How AI Reads Patents Differently
AI systems — particularly those using natural language processing and large language models — can analyze patent text at conceptual depth rather than keyword level. Instead of matching terms, they map meaning, structure, and technical relationships.
AI-driven patent analysis can evaluate:
Semantic Novelty
By embedding patent claims and descriptions into high-dimensional semantic space, AI can measure conceptual distance from prior art. This helps detect whether an invention is genuinely differentiated or merely rephrased.
Non-Obviousness Proxies
While legal non-obviousness remains a judicial standard, AI can estimate indicators such as:
- Cross-domain feature combinations
- Rare technical attribute clusters
- Unusual performance claims
- Multi-field convergence patterns
Claim Structure and Uniformity
AI can assess whether a patent is internally coherent:
- Alignment between claims and specification
- Logical dependency trees
- Redundancy levels
- Enablement signals
Technical Influence Networks
Citation graphs and technology clusters can be analyzed as networks.
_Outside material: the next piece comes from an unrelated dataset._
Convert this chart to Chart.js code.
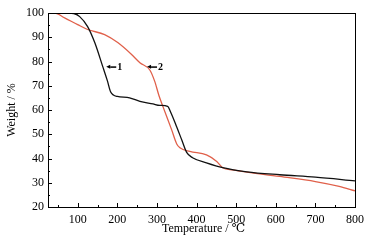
<!DOCTYPE html>
<html>
<head>
<meta charset="utf-8">
<script src="https://cdn.jsdelivr.net/npm/chart.js@4/dist/chart.umd.min.js"></script>
<style>
  html, body { margin: 0; padding: 0; background: #fff; }
  #wrap { width: 372px; height: 241px; position: relative; }
</style>
</head>
<body>
<div id="wrap"><canvas id="tga"></canvas></div>
<script>
/* TGA curves */
var temp1 = [25, 60, 90, 105, 125, 143, 163, 175, 183, 190, 200, 231, 257, 290, 307, 327, 335, 350, 363, 375, 390, 425, 466, 527, 610, 700, 800];
var weight1 = [100, 100, 99.8, 98.5, 94.4, 87.8, 78, 72, 67.5, 66.2, 65.6, 65, 63.6, 62.5, 61.9, 61.5, 59, 53, 47.5, 42.5, 40.3, 38.2, 36.2, 34.5, 33.3, 32.3, 30.8];

var temp2 = [25, 42, 67, 100, 125, 168, 201, 236, 257, 282, 294, 305, 315, 337, 350, 358, 383, 425, 451, 466, 491, 610, 700, 760, 800];
var weight2 = [100, 100, 98, 95.2, 93.2, 91.1, 87.8, 82.9, 79.5, 76.5, 72, 66, 61.5, 51.9, 46, 44.4, 42.9, 41.5, 38.8, 36.2, 35.3, 32.6, 30.5, 28.5, 26.7];

var xTicks = [100, 200, 300, 400, 500, 600, 700, 800];
var yTicks = [20, 30, 40, 50, 60, 70, 80, 90, 100];

var SERIF = '"Liberation Serif", "DejaVu Serif", serif';

function toPoints(xs, ys) {
  return xs.map(function (x, i) { return { x: x, y: ys[i] }; });
}

/* frame, inward ticks, axis titles and curve labels */
var framePlugin = {
  id: 'frame',
  afterDraw: function (chart) {
    var ctx = chart.ctx, a = chart.chartArea;
    var xs = chart.scales.x, ys = chart.scales.y;
    ctx.save();
    ctx.strokeStyle = '#000';
    ctx.lineWidth = 1;
    ctx.strokeRect(Math.round(a.left) + 0.5, Math.round(a.top) + 0.5,
      Math.round(a.right - a.left), Math.round(a.bottom - a.top));

    ctx.beginPath();
    for (var t = 50; t <= 800; t += 50) {
      var px = Math.round(xs.getPixelForValue(t)) + 0.5;
      var len = (t % 100 === 0) ? 4 : 2;
      ctx.moveTo(px, a.bottom); ctx.lineTo(px, a.bottom - len);
    }
    for (var w = 20; w <= 100; w += 5) {
      var py = Math.round(ys.getPixelForValue(w)) + 0.5;
      var l2 = (w % 10 === 0) ? 4 : 2;
      ctx.moveTo(a.left, py); ctx.lineTo(a.left + l2, py);
    }
    ctx.stroke();

    ctx.fillStyle = '#000';
    ctx.font = '12px ' + SERIF;
    ctx.textAlign = 'center';
    ctx.textBaseline = 'middle';
    ctx.fillText('Temperature / ℃', (a.left + a.right) / 2 + 2, 229);

    ctx.save();
    ctx.translate(12, (a.top + a.bottom) / 2);
    ctx.rotate(-Math.PI / 2);
    ctx.fillText('Weight / %', 0, 0);
    ctx.restore();

    /* curve labels with small left arrows */
    function tag(x, y, txt) {
      ctx.beginPath();
      ctx.moveTo(x, y);
      ctx.lineTo(x + 4, y - 2);
      ctx.lineTo(x + 4, y + 2);
      ctx.closePath();
      ctx.fill();
      ctx.fillRect(x + 4, y - 0.5, 6, 1.5);
      ctx.font = 'bold 10px ' + SERIF;
      ctx.textAlign = 'left';
      ctx.fillText(txt, x + 11, y + 1);
    }
    tag(xs.getPixelForValue(172), ys.getPixelForValue(77.8), '1');
    tag(xs.getPixelForValue(275), ys.getPixelForValue(77.8), '2');
    ctx.restore();
  }
};

new Chart(document.getElementById('tga'), {
  type: 'line',
  data: {
    datasets: [
      {
        label: '1',
        data: toPoints(temp1, weight1),
        borderColor: '#111',
        borderWidth: 1.3,
        pointRadius: 0,
        cubicInterpolationMode: 'monotone'
      },
      {
        label: '2',
        data: toPoints(temp2, weight2),
        borderColor: '#e0604a',
        borderWidth: 1.3,
        pointRadius: 0,
        cubicInterpolationMode: 'monotone'
      }
    ]
  },
  options: {
    responsive: true,
    maintainAspectRatio: false,
    animation: false,
    layout: { padding: { left: 0, top: 13, right: 17, bottom: 0 } },
    plugins: { legend: { display: false }, tooltip: { enabled: false } },
    scales: {
      x: {
        type: 'linear',
        min: 25,
        max: 800,
        afterFit: function (s) { s.height = 34; },
        afterBuildTicks: function (s) { s.ticks = xTicks.map(function (v) { return { value: v }; }); },
        grid: { display: false, drawTicks: false },
        border: { display: true, color: '#000' },
        ticks: { color: '#000', padding: 6, font: { family: SERIF, size: 12 }, maxRotation: 0 }
      },
      y: {
        min: 20,
        max: 100,
        afterFit: function (s) { s.width = 48; },
        afterBuildTicks: function (s) { s.ticks = yTicks.map(function (v) { return { value: v }; }); },
        grid: { display: false, drawTicks: false },
        border: { display: true, color: '#000' },
        ticks: { color: '#000', padding: 4, font: { family: SERIF, size: 12 } }
      }
    }
  },
  plugins: [framePlugin]
});
</script>
</body>
</html>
AI can identify whether a patent sits at a peripheral edge or at a structurally central node in a technology domain.
This moves patent review from document reading to knowledge graph analysis.
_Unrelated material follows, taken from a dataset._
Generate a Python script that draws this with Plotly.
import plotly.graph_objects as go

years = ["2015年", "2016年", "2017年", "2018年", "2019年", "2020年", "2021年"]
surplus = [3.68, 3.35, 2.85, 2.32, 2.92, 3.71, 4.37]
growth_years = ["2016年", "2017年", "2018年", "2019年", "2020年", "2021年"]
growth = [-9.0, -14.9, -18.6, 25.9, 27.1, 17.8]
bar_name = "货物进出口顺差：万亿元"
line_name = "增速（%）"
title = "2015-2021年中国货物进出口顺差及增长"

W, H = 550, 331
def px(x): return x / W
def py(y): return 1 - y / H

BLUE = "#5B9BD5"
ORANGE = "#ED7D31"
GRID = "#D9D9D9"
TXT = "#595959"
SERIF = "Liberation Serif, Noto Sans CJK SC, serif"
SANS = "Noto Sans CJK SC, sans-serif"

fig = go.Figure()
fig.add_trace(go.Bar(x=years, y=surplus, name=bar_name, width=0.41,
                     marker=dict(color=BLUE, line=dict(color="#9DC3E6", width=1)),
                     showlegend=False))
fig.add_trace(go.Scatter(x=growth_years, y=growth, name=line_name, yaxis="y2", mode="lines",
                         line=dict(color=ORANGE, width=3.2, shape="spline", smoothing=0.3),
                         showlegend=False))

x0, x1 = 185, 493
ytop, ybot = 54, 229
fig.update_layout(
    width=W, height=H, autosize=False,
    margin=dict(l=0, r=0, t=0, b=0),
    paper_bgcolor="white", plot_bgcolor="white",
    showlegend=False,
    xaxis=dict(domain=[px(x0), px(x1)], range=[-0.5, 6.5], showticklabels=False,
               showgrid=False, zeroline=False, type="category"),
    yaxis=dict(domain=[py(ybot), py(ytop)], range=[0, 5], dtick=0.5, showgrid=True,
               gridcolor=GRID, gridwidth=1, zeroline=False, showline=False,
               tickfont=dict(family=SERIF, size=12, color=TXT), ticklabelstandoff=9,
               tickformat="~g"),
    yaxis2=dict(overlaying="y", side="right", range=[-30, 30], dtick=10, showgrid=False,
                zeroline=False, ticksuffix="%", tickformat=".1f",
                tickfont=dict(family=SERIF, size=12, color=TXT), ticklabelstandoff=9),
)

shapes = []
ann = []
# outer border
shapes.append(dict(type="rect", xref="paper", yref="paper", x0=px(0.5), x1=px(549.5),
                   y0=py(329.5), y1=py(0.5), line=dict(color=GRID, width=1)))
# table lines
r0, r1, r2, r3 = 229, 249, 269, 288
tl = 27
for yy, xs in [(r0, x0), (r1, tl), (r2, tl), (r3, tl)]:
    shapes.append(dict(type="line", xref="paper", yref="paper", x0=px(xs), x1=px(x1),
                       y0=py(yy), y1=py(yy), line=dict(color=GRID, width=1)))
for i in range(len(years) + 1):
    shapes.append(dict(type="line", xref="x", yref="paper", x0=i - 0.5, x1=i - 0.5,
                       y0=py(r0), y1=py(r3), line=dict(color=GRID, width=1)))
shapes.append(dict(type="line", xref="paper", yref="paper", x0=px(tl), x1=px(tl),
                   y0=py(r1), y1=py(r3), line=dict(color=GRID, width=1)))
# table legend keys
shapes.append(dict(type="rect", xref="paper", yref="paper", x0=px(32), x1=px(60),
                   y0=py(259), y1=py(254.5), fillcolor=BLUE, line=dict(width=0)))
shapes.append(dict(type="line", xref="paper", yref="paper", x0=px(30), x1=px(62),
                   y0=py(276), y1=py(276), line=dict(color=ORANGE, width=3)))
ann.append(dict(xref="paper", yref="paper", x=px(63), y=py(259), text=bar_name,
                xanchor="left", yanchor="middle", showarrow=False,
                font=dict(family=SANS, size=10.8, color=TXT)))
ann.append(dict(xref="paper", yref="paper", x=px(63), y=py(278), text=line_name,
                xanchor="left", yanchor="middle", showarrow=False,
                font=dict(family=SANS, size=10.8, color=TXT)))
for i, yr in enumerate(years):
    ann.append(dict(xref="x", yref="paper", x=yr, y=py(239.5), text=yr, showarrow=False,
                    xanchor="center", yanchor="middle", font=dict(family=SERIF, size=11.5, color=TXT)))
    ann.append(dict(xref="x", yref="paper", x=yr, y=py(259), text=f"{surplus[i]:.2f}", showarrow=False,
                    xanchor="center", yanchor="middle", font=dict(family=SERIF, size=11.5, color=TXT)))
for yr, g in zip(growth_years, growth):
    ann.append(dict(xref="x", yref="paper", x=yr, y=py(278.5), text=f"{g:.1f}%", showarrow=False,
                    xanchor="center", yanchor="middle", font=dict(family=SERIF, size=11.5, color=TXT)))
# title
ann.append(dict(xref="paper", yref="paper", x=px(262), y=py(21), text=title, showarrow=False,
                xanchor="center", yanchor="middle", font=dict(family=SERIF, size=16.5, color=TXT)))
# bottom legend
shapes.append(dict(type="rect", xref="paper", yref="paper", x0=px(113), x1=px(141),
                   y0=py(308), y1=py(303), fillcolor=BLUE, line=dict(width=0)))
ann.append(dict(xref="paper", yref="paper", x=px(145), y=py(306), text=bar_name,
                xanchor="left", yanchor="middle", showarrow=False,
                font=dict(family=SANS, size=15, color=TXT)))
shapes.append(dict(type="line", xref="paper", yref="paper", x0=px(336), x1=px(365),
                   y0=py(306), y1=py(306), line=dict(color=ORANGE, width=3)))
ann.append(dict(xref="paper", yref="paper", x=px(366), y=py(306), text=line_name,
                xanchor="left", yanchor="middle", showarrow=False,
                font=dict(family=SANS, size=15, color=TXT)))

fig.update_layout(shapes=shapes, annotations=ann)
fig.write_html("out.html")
From Legal Asset to Scored Innovation Object
AI enables multi-factor patent scoring frameworks. Instead of a binary granted/rejected view, patents can receive composite scores across dimensions.
A modern AI patent scoring model may include:
Technical Strength Metrics
- Novelty distance index
- Claim breadth and coverage
- Technical complexity score
- Cross-application potential
Legal Robustness Metrics
- Grant probability prediction
- Claim survivability likelihood
- Litigation exposure risk
- Jurisdictional weighting
Commercial Alignment Metrics
- Market relevance mapping
- Technology trend alignment
- Sector demand correlation
- Licensing probability estimates
Network Impact Metrics
- Citation centrality
- Cluster bridging role
- Platform technology indicators
- Dependency footprint
The outcome is a ranked portfolio — not just by legal status, but by monetization probability and strategic leverage.
Discovering Hidden and Undervalued Patents
One of AI’s most promising contributions is the discovery of undervalued IP. Many patents fail to generate value not because they lack merit, but because they lack visibility or contextual interpretation.
AI clustering frequently reveals patents that are:
- Technically ahead of their time
- Applicable in adjacent industries
- Foundational to emerging standards
- Misclassified in legacy taxonomies
- Underexploited by resource-limited owners
For IP investors, technology transfer offices, and corporate strategy teams, this creates a new opportunity: systematic discovery of dormant but high-potential patents.
In effect, AI becomes an “IP mining engine.”
Emerging Tools and Research Directions
A growing ecosystem is developing around AI-driven patent intelligence:
Commercial Platforms Now Offer
- AI patent landscaping
- Automated prior-art search
- Portfolio strength scoring
- Technology trend mapping
- Licensing opportunity detection
Academic and Financial Research Is Advancing
- Machine learning models predicting litigation outcomes
- Citation-network value forecasting
- NLP-based novelty measurement
- Patent-to-product linkage models
- IP-backed financing risk models
Some IP funds and technology investors already use algorithmic patent strength indicators to guide acquisition and licensing decisions. While not perfect predictors, these systems improve screening efficiency and reduce evaluation bias.
Toward an Innovation Value Index
The logical next step is a standardized AI-driven Patent Value Index — a composite score integrating novelty, non-obviousness proxies, structural quality, ecosystem influence, and market alignment.
Such an index could support:
- Corporate R&D prioritization
- Portfolio pruning and strengthening
- University licensing strategy
- Startup defensibility benchmarking
- IP-backed lending and securitization
- National innovation policy analytics
Patents would shift from static legal records to dynamic, scored innovation assets.
Limits and Cautions
AI patent valuation is powerful but not omniscient. Commercial success depends on factors beyond patent text:
- Regulatory pathways
- Manufacturing feasibility
- Market timing
- Competitive execution
- Business model design
AI scores should therefore guide — not replace — expert judgment. The most effective model is hybrid: machine-scale screening plus domain-expert validation.
Conclusion: From Protection to Activation
Patent systems were designed to protect inventions through disclosure and exclusivity. They were not designed to measure value at scale. AI fills that gap. By scoring novelty, coherence, influence, and commercial alignment, AI transforms patent databases into actionable intelligence systems.
This evolution could unlock vast reservoirs of underused innovation — accelerating technology transfer, improving IP monetization, and making patent strategy more scientific than speculative.
The age of passive patent portfolios is ending. The age of scored innovation has begun.